I had nothing left in the tank, I still had the side-stitch that'd been with me for most of the race, but constant downhill pounding was making things worse. And I had specifically 8 minutes in which to make 2kms. And I had this voice in the back of my head, wagging a finger at me: "very disappointed"

One of the next things I remember, after reaching the bottom of the hill and having to run uphill to the roundabout that signals 200m to go, was that I started to make these sounds. They were sounds like you hear goats make when they're kidding(is that what you call it when goats give birth?), or Felix Unger make when trying to clear his sinuses (as played by Tony Randall in The Odd Couple). I was starting to suffer for this ego to the point that my body was volunteering sounds of its own making. This was very unattractive. I started wondering if my ego might want me to back off, just to prevent these awful sounds from coming out. To which the ego replied: "clock is ticking, chop, chop.

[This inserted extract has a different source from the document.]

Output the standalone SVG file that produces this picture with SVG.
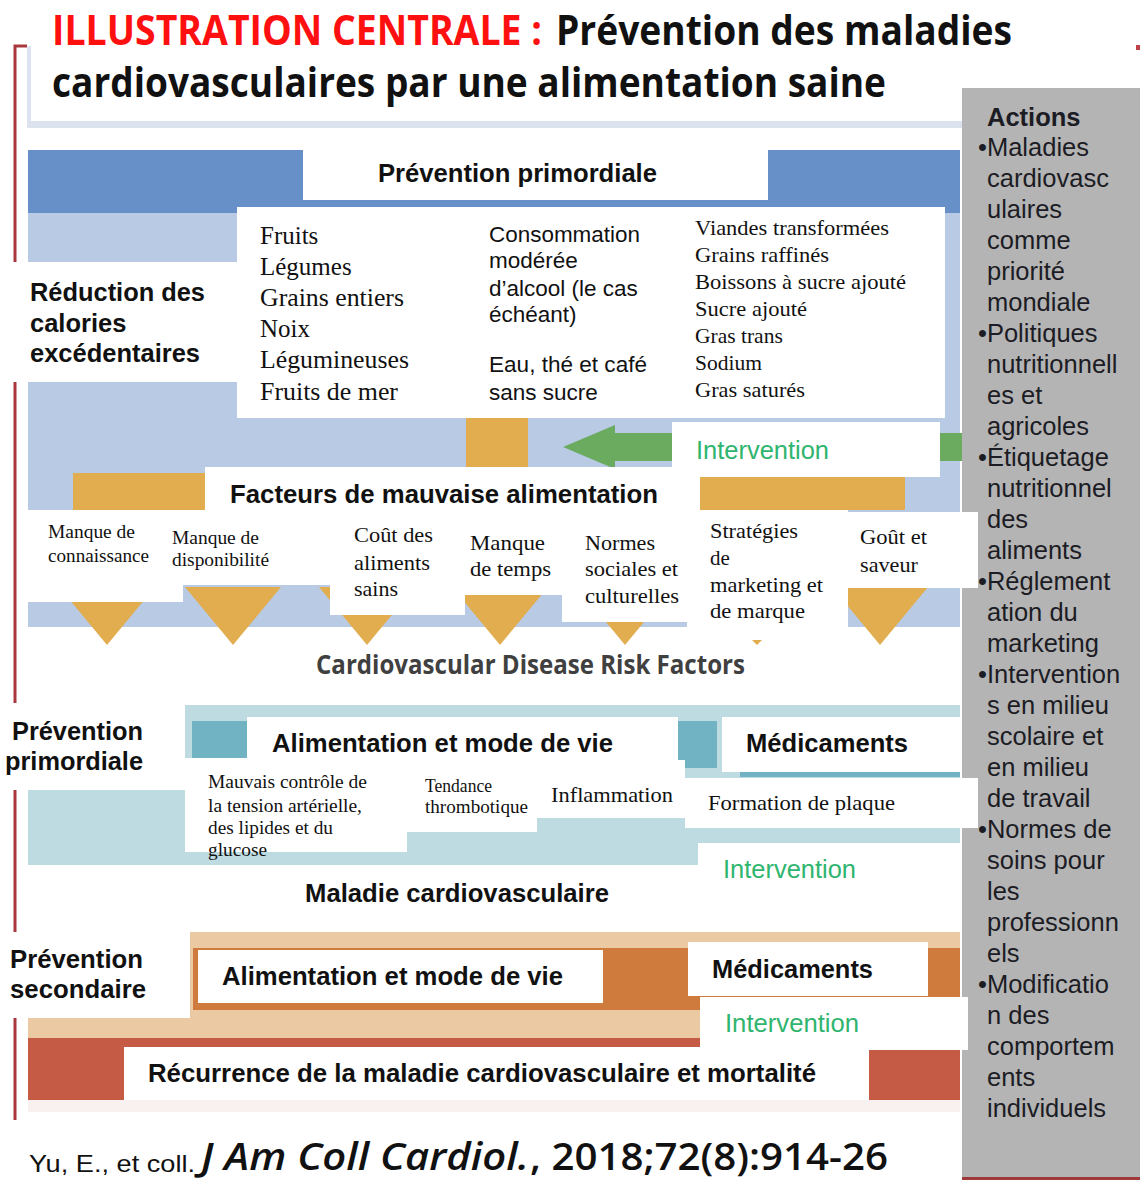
<svg xmlns="http://www.w3.org/2000/svg" width="1140" height="1180" viewBox="0 0 1140 1180">
<style>
.sb{font-family:"Liberation Sans",Arial,sans-serif;font-weight:bold;fill:#111;font-size:25.5px}
.s{font-family:"Liberation Sans",Arial,sans-serif;fill:#111;font-size:22.5px}
.sr{font-family:"Liberation Serif","Times New Roman",serif;fill:#111}
.w{fill:#fff}
.int{font-family:"Liberation Sans",Arial,sans-serif;fill:#2fb56e;font-size:25.5px}
.act{font-family:"Liberation Sans",Arial,sans-serif;fill:#1c1c24;font-size:25.5px}
.tri{fill:#e2ad4f}
.trap{fill:#72b3c3}
.ttl{font-family:"Open Sans","Liberation Sans",sans-serif;font-weight:bold;font-size:42px}
.ft{font-family:"Open Sans","Liberation Sans",sans-serif;font-weight:600;font-size:37px;fill:#111}
</style>
<rect width="1140" height="1180" fill="#fff"/>
<g id="frame">
<rect x="27" y="46" width="4" height="80" fill="#dde3ef"/>
<rect x="27" y="121" width="935" height="7" fill="#dce3ef"/>
<path d="M27 46H15V1120" stroke="#a8383e" stroke-width="3" fill="none"/>
<rect x="1136" y="45" width="4" height="5" fill="#c04048"/>
</g>
<g id="title">
<text class="ttl" x="52" y="45" fill="#ff1010" textLength="490" lengthAdjust="spacingAndGlyphs">ILLUSTRATION CENTRALE :</text>
<text class="ttl" x="556" y="45" fill="#111" textLength="456" lengthAdjust="spacingAndGlyphs">Prévention des maladies</text>
<text class="ttl" x="52" y="97" fill="#111" textLength="834" lengthAdjust="spacingAndGlyphs">cardiovasculaires par une alimentation saine</text>
</g>
<g id="actions-panel">
<rect x="962" y="88" width="178" height="1092" fill="#b4b4b4"/>
<rect x="962" y="1177" width="178" height="3" fill="#a0393a"/>
</g>
<g id="band-primordial-diet">
<rect x="28" y="150" width="932" height="63" fill="#6890c8"/>
<rect x="28" y="213" width="932" height="414" fill="#b9cae4"/>
<rect class="w" x="303" y="150" width="465" height="50"/>
<rect class="w" x="237" y="207" width="708" height="211"/>
<rect class="w" x="0" y="262" width="237" height="120"/>
<rect x="466" y="418" width="62" height="50" fill="#e2ad4f"/>
<rect x="73" y="473" width="832" height="37" fill="#e2ad4f"/>
</g>
<g id="connectors">
<rect x="600" y="433" width="362" height="28" fill="#6aab5f"/>
<polygon points="563,447 615,425 615,469" fill="#6aab5f"/>
<polygon class="tri" points="59,587 155,587 107,645"/>
<polygon class="tri" points="185,587 281,587 233,645"/>
<polygon class="tri" points="319,587 415,587 367,645"/>
<polygon class="tri" points="452,587 548,587 500,645"/>
<polygon class="tri" points="577,587 673,587 625,645"/>
<polygon class="tri" points="712,600 802,600 757,645"/>
<polygon class="tri" points="832,587 928,587 880,645"/>
<polygon class="trap" points="262,845 335,845 315,865 283,865"/>
<polygon class="trap" points="420,832 515,832 490,865 453,865"/>
<rect x="577" y="818" width="113" height="12" fill="#a9d0d9"/>
<rect class="trap" x="607" y="815" width="63" height="15"/>
<polygon class="trap" points="588,830 688,830 660,863 617,863"/>
<polygon class="trap" points="760,827 858,827 847,842 790,842"/>
</g>
<g id="node-prevention-primordiale-top">
<text class="sb" x="378" y="182" textLength="279" lengthAdjust="spacingAndGlyphs">Prévention primordiale</text>
</g>
<g id="node-reduction">
<text class="sb" x="30" y="301" textLength="175" lengthAdjust="spacingAndGlyphs">Réduction des</text>
<text class="sb" x="30" y="332">calories</text>
<text class="sb" x="30" y="362" textLength="170" lengthAdjust="spacingAndGlyphs">excédentaires</text>
</g>
<g id="node-healthy-foods" class="sr" font-size="25">
<text x="260" y="244">Fruits</text>
<text x="260" y="275">Légumes</text>
<text x="260" y="306" textLength="144" lengthAdjust="spacingAndGlyphs">Grains entiers</text>
<text x="260" y="337">Noix</text>
<text x="260" y="368" textLength="149" lengthAdjust="spacingAndGlyphs">Légumineuses</text>
<text x="260" y="400" textLength="138" lengthAdjust="spacingAndGlyphs">Fruits de mer</text>
</g>
<g id="node-drinks" class="s">
<text class="s" x="489" y="242" textLength="151" lengthAdjust="spacingAndGlyphs">Consommation</text>
<text class="s" x="489" y="268">modérée</text>
<text class="s" x="489" y="296">d’alcool (le cas</text>
<text class="s" x="489" y="322">échéant)</text>
<text class="s" x="489" y="372" textLength="158" lengthAdjust="spacingAndGlyphs">Eau, thé et café</text>
<text class="s" x="489" y="400">sans sucre</text>
</g>
<g id="node-unhealthy-foods" class="sr" font-size="21.5">
<text x="695" y="235" textLength="194" lengthAdjust="spacingAndGlyphs">Viandes transformées</text>
<text x="695" y="262" textLength="134" lengthAdjust="spacingAndGlyphs">Grains raffinés</text>
<text x="695" y="289" textLength="211" lengthAdjust="spacingAndGlyphs">Boissons à sucre ajouté</text>
<text x="695" y="316" textLength="112" lengthAdjust="spacingAndGlyphs">Sucre ajouté</text>
<text x="695" y="343">Gras trans</text>
<text x="695" y="370">Sodium</text>
<text x="695" y="397" textLength="110" lengthAdjust="spacingAndGlyphs">Gras saturés</text>
</g>
<g id="node-intervention-1">
<rect class="w" x="672" y="422" width="268" height="55"/>
<text class="int" x="696" y="459" textLength="133" lengthAdjust="spacingAndGlyphs">Intervention</text>
</g>
<g id="node-facteurs">
<rect class="w" x="205" y="467" width="495" height="48"/>
<text class="sb" x="230" y="503" textLength="428" lengthAdjust="spacingAndGlyphs">Facteurs de mauvaise alimentation</text>
</g>
<g id="node-factor-connaissance">
<rect class="w" x="26" y="510" width="157" height="92"/>
<text class="sr" font-size="19" x="48" y="538" textLength="87" lengthAdjust="spacingAndGlyphs">Manque de</text>
<text class="sr" font-size="19" x="48" y="562" textLength="101" lengthAdjust="spacingAndGlyphs">connaissance</text>
</g>
<g id="node-factor-disponibilite">
<rect class="w" x="183" y="510" width="147" height="75"/>
<text class="sr" font-size="19" x="172" y="544" textLength="87" lengthAdjust="spacingAndGlyphs">Manque de</text>
<text class="sr" font-size="19" x="172" y="566" textLength="97" lengthAdjust="spacingAndGlyphs">disponibilité</text>
</g>
<g id="node-factor-cout">
<rect class="w" x="330" y="510" width="135" height="105"/>
<text class="sr" font-size="21" x="354" y="542" textLength="79" lengthAdjust="spacingAndGlyphs">Coût des</text>
<text class="sr" font-size="21" x="354" y="570" textLength="76" lengthAdjust="spacingAndGlyphs">aliments</text>
<text class="sr" font-size="21" x="354" y="596" textLength="44" lengthAdjust="spacingAndGlyphs">sains</text>
</g>
<g id="node-factor-temps">
<rect class="w" x="465" y="510" width="97" height="85"/>
<text class="sr" font-size="21" x="470" y="550" textLength="75" lengthAdjust="spacingAndGlyphs">Manque</text>
<text class="sr" font-size="21" x="470" y="576" textLength="81" lengthAdjust="spacingAndGlyphs">de temps</text>
</g>
<g id="node-factor-normes">
<rect class="w" x="562" y="510" width="125" height="112"/>
<text class="sr" font-size="21" x="585" y="550" textLength="70" lengthAdjust="spacingAndGlyphs">Normes</text>
<text class="sr" font-size="21" x="585" y="576" textLength="93" lengthAdjust="spacingAndGlyphs">sociales et</text>
<text class="sr" font-size="21" x="585" y="603" textLength="94" lengthAdjust="spacingAndGlyphs">culturelles</text>
</g>
<g id="node-factor-marketing">
<rect class="w" x="687" y="510" width="161" height="130"/>
<text class="sr" font-size="21" x="710" y="538" textLength="88" lengthAdjust="spacingAndGlyphs">Stratégies</text>
<text class="sr" font-size="21" x="710" y="565">de</text>
<text class="sr" font-size="21" x="710" y="592" textLength="113" lengthAdjust="spacingAndGlyphs">marketing et</text>
<text class="sr" font-size="21" x="710" y="618" textLength="95" lengthAdjust="spacingAndGlyphs">de marque</text>
</g>
<g id="node-factor-gout">
<rect class="w" x="848" y="512" width="130" height="76"/>
<text class="sr" font-size="21" x="860" y="544" textLength="67" lengthAdjust="spacingAndGlyphs">Goût et</text>
<text class="sr" font-size="21" x="860" y="572" textLength="58" lengthAdjust="spacingAndGlyphs">saveur</text>
</g>
<g id="node-risk-factors">
<text x="316" y="674" font-family="'Open Sans','Liberation Sans',sans-serif" font-weight="bold" font-size="27" fill="#404040" textLength="429" lengthAdjust="spacingAndGlyphs">Cardiovascular Disease Risk Factors</text>
</g>
<g id="band-primordial-2">
<rect x="28" y="705" width="932" height="160" fill="#bedbe2" />
</g>
<g id="node-label-primordiale">
<rect class="w" x="0" y="703" width="185" height="87"/>
<text class="sb" x="12" y="740" textLength="131" lengthAdjust="spacingAndGlyphs">Prévention</text>
<text class="sb" x="5" y="770" textLength="138" lengthAdjust="spacingAndGlyphs">primordiale</text>
</g>
<g id="node-alim-1">
<rect class="trap" x="192" y="721" width="55" height="37"/>
<rect class="w" x="247" y="717" width="431" height="43"/>
<text class="sb" x="272" y="752" textLength="341" lengthAdjust="spacingAndGlyphs">Alimentation et mode de vie</text>
</g>
<g id="node-med-1">
<rect class="trap" x="678" y="721" width="39" height="47"/>
<rect class="w" x="722" y="717" width="238" height="55"/>
<rect class="trap" x="740" y="772" width="220" height="5"/>
<text class="sb" x="746" y="752" textLength="162" lengthAdjust="spacingAndGlyphs">Médicaments</text>
</g>
<g id="node-mauvais">
<rect class="w" x="185" y="758" width="222" height="94"/>
<text class="sr" font-size="19" x="208" y="788" textLength="159" lengthAdjust="spacingAndGlyphs">Mauvais contrôle de</text>
<text class="sr" font-size="19" x="208" y="812" textLength="154" lengthAdjust="spacingAndGlyphs">la tension artérielle,</text>
<text class="sr" font-size="19" x="208" y="834" textLength="125" lengthAdjust="spacingAndGlyphs">des lipides et du</text>
<text class="sr" font-size="19" x="208" y="856" textLength="59" lengthAdjust="spacingAndGlyphs">glucose</text>
</g>
<g id="node-tendance">
<rect class="w" x="407" y="760" width="130" height="72"/>
<text class="sr" font-size="18" x="425" y="792" textLength="67" lengthAdjust="spacingAndGlyphs">Tendance</text>
<text class="sr" font-size="18" x="425" y="813" textLength="103" lengthAdjust="spacingAndGlyphs">thrombotique</text>
</g>
<g id="node-inflammation">
<rect class="w" x="535" y="760" width="150" height="58"/>
<text class="sr" font-size="21" x="551" y="802" textLength="122" lengthAdjust="spacingAndGlyphs">Inflammation</text>
</g>
<g id="node-plaque">
<rect class="w" x="685" y="778" width="293" height="50"/>
<text class="sr" font-size="21" x="708" y="810" textLength="187" lengthAdjust="spacingAndGlyphs">Formation de plaque</text>
</g>
<g id="node-intervention-2">
<rect class="w" x="698" y="843" width="262" height="54"/>
<text class="int" x="723" y="878" textLength="133" lengthAdjust="spacingAndGlyphs">Intervention</text>
</g>
<g id="node-maladie">
<text class="sb" x="305" y="902" textLength="304" lengthAdjust="spacingAndGlyphs">Maladie cardiovasculaire</text>
</g>
<g id="band-secondary">
<rect x="28" y="932" width="932" height="108" fill="#eac9a3"/>
<rect x="193" y="948" width="767" height="62" fill="#cf7b3d"/>
<rect x="28" y="1038" width="932" height="62" fill="#c55b45"/>
<rect x="28" y="1100" width="932" height="12" fill="#f9f1ef"/>
</g>
<g id="node-label-secondaire">
<rect class="w" x="0" y="932" width="190" height="86"/>
<text class="sb" x="10" y="968" textLength="133" lengthAdjust="spacingAndGlyphs">Prévention</text>
<text class="sb" x="10" y="998" textLength="136" lengthAdjust="spacingAndGlyphs">secondaire</text>
</g>
<g id="node-alim-2">
<rect class="w" x="198" y="950" width="405" height="53"/>
<text class="sb" x="222" y="985" textLength="341" lengthAdjust="spacingAndGlyphs">Alimentation et mode de vie</text>
</g>
<g id="node-med-2">
<rect class="w" x="688" y="942" width="240" height="54"/>
<text class="sb" x="712" y="978" textLength="161" lengthAdjust="spacingAndGlyphs">Médicaments</text>
</g>
<g id="node-intervention-3">
<rect class="w" x="700" y="997" width="268" height="53"/>
<text class="int" x="725" y="1032" textLength="134" lengthAdjust="spacingAndGlyphs">Intervention</text>
</g>
<g id="node-recurrence">
<rect class="w" x="124" y="1047" width="745" height="53"/>
<text class="sb" x="148" y="1082" textLength="668" lengthAdjust="spacingAndGlyphs">Récurrence de la maladie cardiovasculaire et mortalité</text>
</g>
<g id="footer">
<text x="29" y="1172" font-family="'Liberation Sans',Arial,sans-serif" font-size="24" fill="#111" textLength="166" lengthAdjust="spacingAndGlyphs">Yu, E., et coll.</text>
<text class="ft" x="201" y="1170" font-style="italic" textLength="328" lengthAdjust="spacingAndGlyphs">J Am Coll Cardiol.</text>
<text class="ft" x="530" y="1170" textLength="358" lengthAdjust="spacingAndGlyphs">, 2018;72(8):914-26</text>
</g>
<g id="node-actions">
<text class="act" x="987" y="126" font-weight="bold">Actions</text>
<text class="act" x="978" y="156">•Maladies</text>
<text class="act" x="987" y="187">cardiovasc</text>
<text class="act" x="987" y="218">ulaires</text>
<text class="act" x="987" y="249">comme</text>
<text class="act" x="987" y="280">priorité</text>
<text class="act" x="987" y="311">mondiale</text>
<text class="act" x="978" y="342">•Politiques</text>
<text class="act" x="987" y="373">nutritionnell</text>
<text class="act" x="987" y="404">es et</text>
<text class="act" x="987" y="435">agricoles</text>
<text class="act" x="978" y="466">•Étiquetage</text>
<text class="act" x="987" y="497">nutritionnel</text>
<text class="act" x="987" y="528">des</text>
<text class="act" x="987" y="559">aliments</text>
<text class="act" x="978" y="590">•Réglement</text>
<text class="act" x="987" y="621">ation du</text>
<text class="act" x="987" y="652">marketing</text>
<text class="act" x="978" y="683">•Intervention</text>
<text class="act" x="987" y="714">s en milieu</text>
<text class="act" x="987" y="745">scolaire et</text>
<text class="act" x="987" y="776">en milieu</text>
<text class="act" x="987" y="807">de travail</text>
<text class="act" x="978" y="838">•Normes de</text>
<text class="act" x="987" y="869">soins pour</text>
<text class="act" x="987" y="900">les</text>
<text class="act" x="987" y="931">professionn</text>
<text class="act" x="987" y="962">els</text>
<text class="act" x="978" y="993">•Modificatio</text>
<text class="act" x="987" y="1024">n des</text>
<text class="act" x="987" y="1055">comportem</text>
<text class="act" x="987" y="1086">ents</text>
<text class="act" x="987" y="1117">individuels</text>
</g>
</svg>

After rounding the roundabout I knew there'd be a regulation clock ticking somewhere above the finish line. How big does a clock have to be to read it from 200m.? Whatever the size, it turns out, to read it accurately you'd have to stop running. So I read 59:02, quickly followed by something that sounded like the bark of a ringtail lemur in estrous. It was the bark of disappointment.

But further running, made easier by the downhill finish, closer to the clock, I found I'd misread 58 as 59. So, I was only at 58:17 by that time. Plenty of time. Time to relax. And at that very point my ego, satisfied in being self-satisfied, packed up and went back to bed. I wouldn't see a bed for another couple hours, but my ego wouldn't be needed in getting me there.

And this is where my race summary ends. No sprint to the finish. In fact I looked around and saw some dick* coming in full tilt, chest out, winning in his own mind, at just under an hour. Maybe he was, who knows what the voices were telling him.

*aussie slang, different to the american usage, a dick can be roughly described as someone who stands out awkwardly. Syn: Dill, dork. The US usage usually involves a lot more aggro and is more profane.